How a Former Governor’s Conviction Is Reverberating in Virginia
Kathryn Watson /
A Virginia Republican’s forthcoming retirement after three-and-a-half decades in the General Assembly could give Democrats a better shot at regaining control of the state Senate next year.
Earlier this year, Republicans took control of the Virginia Senate and halted hopes of Medicaid expansion when Democratic state Sen. Phil Puckett abruptly resigned.
Now, moderate Republican state Sen. John Watkins has announced he won’t seek reelection, giving Democrats a shot at capturing his swing district west of Richmond.

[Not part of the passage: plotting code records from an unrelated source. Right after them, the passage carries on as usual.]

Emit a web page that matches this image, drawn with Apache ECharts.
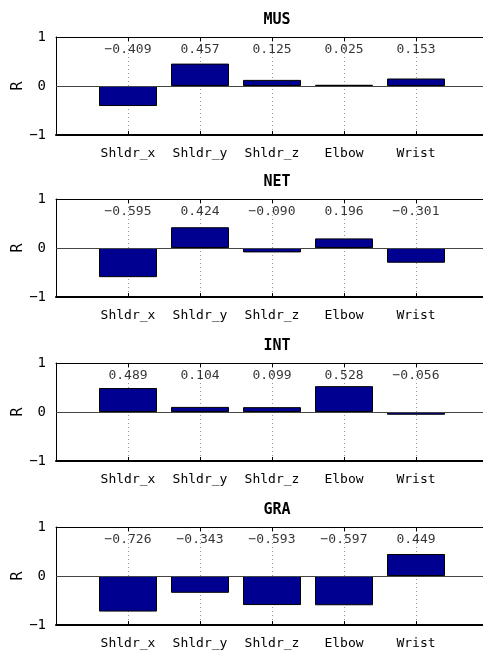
<!DOCTYPE html>
<html><head><meta charset="utf-8">
<script src="https://cdn.jsdelivr.net/npm/echarts@6/dist/echarts.min.js"></script>
<style>html,body{margin:0;padding:0;background:#fff}#c{width:483px;height:653px}</style>
</head><body><div id="c"></div>
<script>
const categories = ['Shldr_x', 'Shldr_y', 'Shldr_z', 'Elbow', 'Wrist'];
const panelTitles = ['MUS', 'NET', 'INT', 'GRA'];
const mus = [-0.409, 0.457, 0.125, 0.025, 0.153];
const net = [-0.595, 0.424, -0.090, 0.196, -0.301];
const int_ = [0.489, 0.104, 0.099, 0.528, -0.056];
const gra = [-0.726, -0.343, -0.593, -0.597, 0.449];
const yTicks = [-1, 0, 1];
const yLabel = 'R';

const panels = [mus, net, int_, gra];
const tops = [37, 199, 363, 527];
const H = 98;
const FONT = 'DejaVu Sans Mono';
const fmt = v => (v < 0 ? '\u2212' : '') + Math.abs(v).toFixed(3);

const grid = [], xAxis = [], yAxis = [], series = [], title = [];
panels.forEach((vals, i) => {
  grid.push({left: 56, top: tops[i], width: 432, height: H, containLabel: false, outerBoundsMode: 'none'});
  title.push({text: panelTitles[i], left: 272, top: tops[i] - 29, textAlign: 'center',
    textStyle: {fontFamily: FONT, fontSize: 15, fontWeight: 'bold', color: '#000'}});
  xAxis.push({gridIndex: i, type: 'value', min: 0, max: categories.length + 1, interval: 1,
    position: 'bottom',
    axisLine: {show: true, onZero: false, lineStyle: {color: '#000', width: 2}},
    axisTick: {show: true, inside: true, length: 4, lineStyle: {color: '#000'}},
    axisLabel: {show: true, fontFamily: FONT, fontSize: 13, color: '#000', margin: 12,
      formatter: v => (v >= 1 && v <= categories.length) ? categories[v - 1] : ''},
    splitLine: {show: true, lineStyle: {color: '#999', type: [1, 3], width: 1}}});
  xAxis.push({gridIndex: i, type: 'value', min: 0, max: categories.length + 1, interval: 1,
    position: 'top',
    axisLine: {show: true, onZero: false, lineStyle: {color: '#000', width: 1}},
    axisTick: {show: true, inside: true, length: 4, lineStyle: {color: '#000'}},
    axisLabel: {show: false}, splitLine: {show: false}});
  yAxis.push({gridIndex: i, type: 'value', min: yTicks[0], max: yTicks[yTicks.length - 1], interval: 1,
    name: yLabel, nameLocation: 'middle', nameGap: 30, nameRotate: 90, nameMoveOverlap: false,
    nameTextStyle: {fontFamily: FONT, fontSize: 15, color: '#000'},
    axisLine: {show: true, lineStyle: {color: '#000', width: 1}},
    axisTick: {show: true, inside: true, length: 4, lineStyle: {color: '#000'}},
    axisLabel: {fontFamily: FONT, fontSize: 14, color: '#000', margin: 10,
      formatter: v => (v < 0 ? '\u2212' : '') + Math.abs(v)},
    splitLine: {show: false}});
  series.push({type: 'bar', xAxisIndex: 2 * i, yAxisIndex: i, barWidth: 58,
    data: vals.map((v, k) => [k + 1, v]),
    itemStyle: {color: '#000090', borderColor: '#000', borderWidth: 1},
    markLine: {silent: true, symbol: 'none', label: {show: false},
      lineStyle: {color: '#444', type: 'solid', width: 1}, data: [{yAxis: 0}]},
    z: 3});
  series.push({type: 'scatter', xAxisIndex: 2 * i, yAxisIndex: i, symbolSize: 0,
    data: vals.map((v, k) => ({value: [k + 1, 0.75], txt: fmt(v)})),
    label: {show: true, position: 'inside', formatter: p => p.data.txt,
      fontFamily: FONT, fontSize: 13, color: '#000'}, z: 4});
});

const chart = echarts.init(document.getElementById('c'), null, {renderer: 'canvas'});
chart.setOption({animation: false, backgroundColor: '#fff', title, grid, xAxis, yAxis, series});
</script></body></html>
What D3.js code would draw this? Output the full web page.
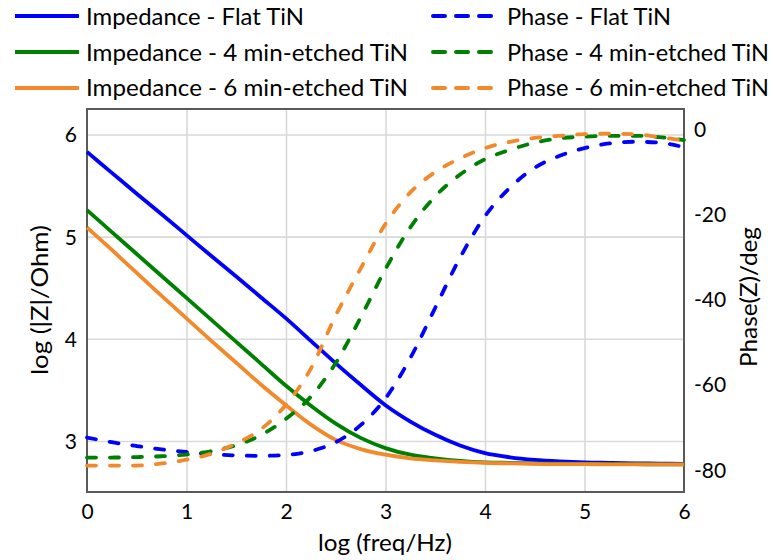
<!DOCTYPE html>
<html><head><meta charset="utf-8">
<script src="https://cdn.jsdelivr.net/npm/d3@7"></script>
<style>
body{margin:0;background:#fff;}
svg text{font-family:Lato,"Open Sans",sans-serif;fill:#000;}
</style></head><body>
<svg id="chart" width="774" height="560"></svg>
<script>
// ---- data ----
const logFreq = [0,0.25,0.5,0.75,1,1.25,1.5,1.75,2,2.25,2.5,2.75,3,3.25,3.5,3.75,4,4.25,4.5,4.75,5,5.25,5.5,5.75,6];

const impFlat = [5.83,5.625,5.42,5.22,5.015,4.81,4.61,4.405,4.20,3.98,3.76,3.55,3.35,3.19,3.06,2.955,2.88,2.84,2.815,2.80,2.79,2.785,2.78,2.778,2.775];
const imp4min = [5.26,5.045,4.83,4.615,4.40,4.185,3.97,3.755,3.54,3.345,3.17,3.03,2.93,2.865,2.83,2.805,2.79,2.785,2.78,2.777,2.775,2.773,2.772,2.771,2.77];
const imp6min = [5.09,4.87,4.645,4.42,4.20,3.98,3.765,3.55,3.35,3.16,3.01,2.92,2.865,2.83,2.81,2.795,2.785,2.78,2.775,2.773,2.772,2.771,2.77,2.77,2.77];

const phaseFlat = [-72.2,-73.3,-74.2,-75.0,-75.6,-76.1,-76.4,-76.5,-76.3,-75.4,-73.3,-69.3,-63.0,-53.5,-41.7,-29.9,-20.2,-13.5,-8.8,-6.0,-4.2,-3.1,-2.7,-2.9,-4.0];
const phase4min = [-76.9,-76.9,-76.8,-76.6,-76.2,-75.4,-74.0,-71.6,-67.8,-62.6,-54.7,-44.0,-32.6,-22.8,-15.5,-10.4,-6.8,-4.6,-2.9,-1.9,-1.5,-1.3,-1.3,-1.6,-2.3];
const phase6min = [-78.8,-78.8,-78.8,-78.3,-77.4,-76.0,-73.6,-70.2,-64.5,-56.0,-43.5,-32.5,-22.0,-14.6,-9.8,-6.6,-4.2,-2.7,-1.8,-1.3,-0.9,-0.8,-0.9,-1.6,-2.4];

const xTicks = [0,1,2,3,4,5,6];
const leftTicks = [3,4,5,6];
const rightTicks = [0,-20,-40,-60,-80];

const seriesLabels = ["Impedance - Flat TiN","Impedance - 4 min-etched TiN","Impedance - 6 min-etched TiN",
                      "Phase - Flat TiN","Phase - 4 min-etched TiN","Phase - 6 min-etched TiN"];
const xTitle = "log (freq/Hz)";
const yLeftTitle = "log (|Z|/Ohm)";
const yRightTitle = "Phase(Z)/deg";

// ---- layout ----
const colors = ["#0000ff","#008000","#f28a2b"];
const L = 87, R = 684, T = 109, B = 492;
const svg = d3.select("#chart");

const x = d3.scaleLinear().domain([0,6]).range([L,R]);
const yL = d3.scaleLinear().domain([2.5,6.25]).range([B,T]);
const yR = d3.scaleLinear().domain([-85,5]).range([B,T]);

// gridlines
const gGridX = svg.append("g").attr("transform",`translate(0,${B})`)
  .call(d3.axisBottom(x).tickValues([1,2,3,4,5]).tickSize(-(B-T)).tickFormat(""));
const gGridY = svg.append("g").attr("transform",`translate(${L},0)`)
  .call(d3.axisLeft(yL).tickValues(leftTicks).tickSize(-(R-L)).tickFormat(""));
[gGridX,gGridY].forEach(g=>{
  g.select(".domain").remove();
  g.selectAll("line").attr("stroke","#d9d9d9").attr("stroke-width",1.6);
});

// frame
svg.append("rect").attr("x",L).attr("y",T).attr("width",R-L).attr("height",B-T)
  .attr("fill","none").attr("stroke","#595959").attr("stroke-width",2);

// axes labels
const ax = svg.append("g").attr("transform",`translate(0,${B})`)
  .call(d3.axisBottom(x).tickValues(xTicks).tickSize(0).tickPadding(0).tickFormat(d3.format("d")));
ax.select(".domain").remove();
ax.selectAll("text").attr("y",27).attr("dy",0).style("font-size","21px");

const ayl = svg.append("g").attr("transform",`translate(${L},0)`)
  .call(d3.axisLeft(yL).tickValues(leftTicks).tickSize(0).tickPadding(10).tickFormat(d3.format("d")));
ayl.select(".domain").remove();
ayl.selectAll("text").attr("dy","0.35em").style("font-size","21px");

const ayr = svg.append("g").attr("transform",`translate(${R},0)`)
  .call(d3.axisRight(yR).tickValues(rightTicks).tickSize(0).tickPadding(10).tickFormat(d3.format("d")));
ayr.select(".domain").remove();
ayr.selectAll("text").attr("dy","0.3em").style("font-size","21px");
ayr.selectAll("text").text(d=> d<0 ? "-"+Math.abs(d) : d);

// titles
svg.append("text").attr("x",385).attr("y",551).attr("text-anchor","middle")
  .style("font-size","23px").attr("textLength",134).attr("lengthAdjust","spacingAndGlyphs").text(xTitle);
svg.append("text").attr("transform","translate(48,300) rotate(-90)").attr("text-anchor","middle")
  .style("font-size","23px").attr("textLength",150).attr("lengthAdjust","spacingAndGlyphs").text(yLeftTitle);
svg.append("text").attr("transform","translate(757,297) rotate(-90)").attr("text-anchor","middle")
  .style("font-size","23px").attr("textLength",140).attr("lengthAdjust","spacingAndGlyphs").text(yRightTitle);

// series
const impSeries = [impFlat, imp4min, imp6min];
const phaseSeries = [phaseFlat, phase4min, phase6min];
const lineL = d3.line().x((d,i)=>x(logFreq[i])).y(d=>yL(d)).curve(d3.curveMonotoneX);
const lineR = d3.line().x((d,i)=>x(logFreq[i])).y(d=>yR(d)).curve(d3.curveMonotoneX);

svg.append("g").selectAll("path").data(impSeries).join("path")
  .attr("d",lineL).attr("fill","none").attr("stroke",(d,i)=>colors[i]).attr("stroke-width",3.8);
svg.append("g").selectAll("path").data(phaseSeries).join("path")
  .attr("d",lineR).attr("fill","none").attr("stroke",(d,i)=>colors[i]).attr("stroke-width",3.8)
  .attr("stroke-dasharray","9,14").attr("stroke-linecap","round");

// legend
const legendRows = [25,60.5,96];
const legendLineY = [16,52,88];
const textWidths = [218,322,322,164,262,262];
const lg = svg.append("g");
seriesLabels.forEach((lab,k)=>{
  const col = k<3 ? 0 : 1;
  const row = k%3;
  const x0 = col===0 ? 15 : 433;
  const tx = col===0 ? 86 : 507;
  const ln = lg.append("line").attr("x1",x0).attr("x2",x0+(col===0?64:62))
    .attr("y1",legendLineY[row]).attr("y2",legendLineY[row])
    .attr("stroke",colors[row]).attr("stroke-width",4);
  if(col===1) ln.attr("stroke-dasharray","12,11").attr("stroke-linecap","round");
  lg.append("text").attr("x",tx).attr("y",legendRows[row]).style("font-size","23px")
    .attr("textLength",textWidths[k]).attr("lengthAdjust","spacingAndGlyphs").text(lab);
});
</script>
</body></html>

Watkins said he wanted to spend more time with his grandchildren. But he also told CBS 6 in Richmond he is worried about the increased scrutiny in the wake of the indictment and conviction of former Virginia Gov. Bob McDonnell.
Watkins told the station he had been considering retirement ever since McDonnell’s September conviction.
“I’ve been thinking of it since this whole thing with Bob McDonnell. It will make it very difficult for someone like myself,” Watkins told CBS 6. “I would always be called into question.”
Increased scrutiny and tougher ethics and disclosure laws are bound to come, thanks to public pressure. It just depends what kind of laws the General Assembly can agree upon this spring.
Democratic Gov. Terry McAuliffe has set up a commission that’s already suggesting legislation to give an ethics panel the ability to launch investigations.
Come next year, state lawmakers will have to go on the record with whether they’d vote to criminalize any ethical violations within their own ranks.
State Sens. Chap Petersen, D-Fairfax, and Richard Stuart, R-Westmoreland County, are raising the stakes with a bill that bans state employees, candidates for office and elected officials from accepting any tangible gift over $100, prohibits them from taking official action because of a gift and requires an ethics panel to review any intangible gift—like airfare—over $100.
The bill adds some “teeth” to the Virginia Conflicts of Interest and Ethics Advisory Council, as Petersen put it.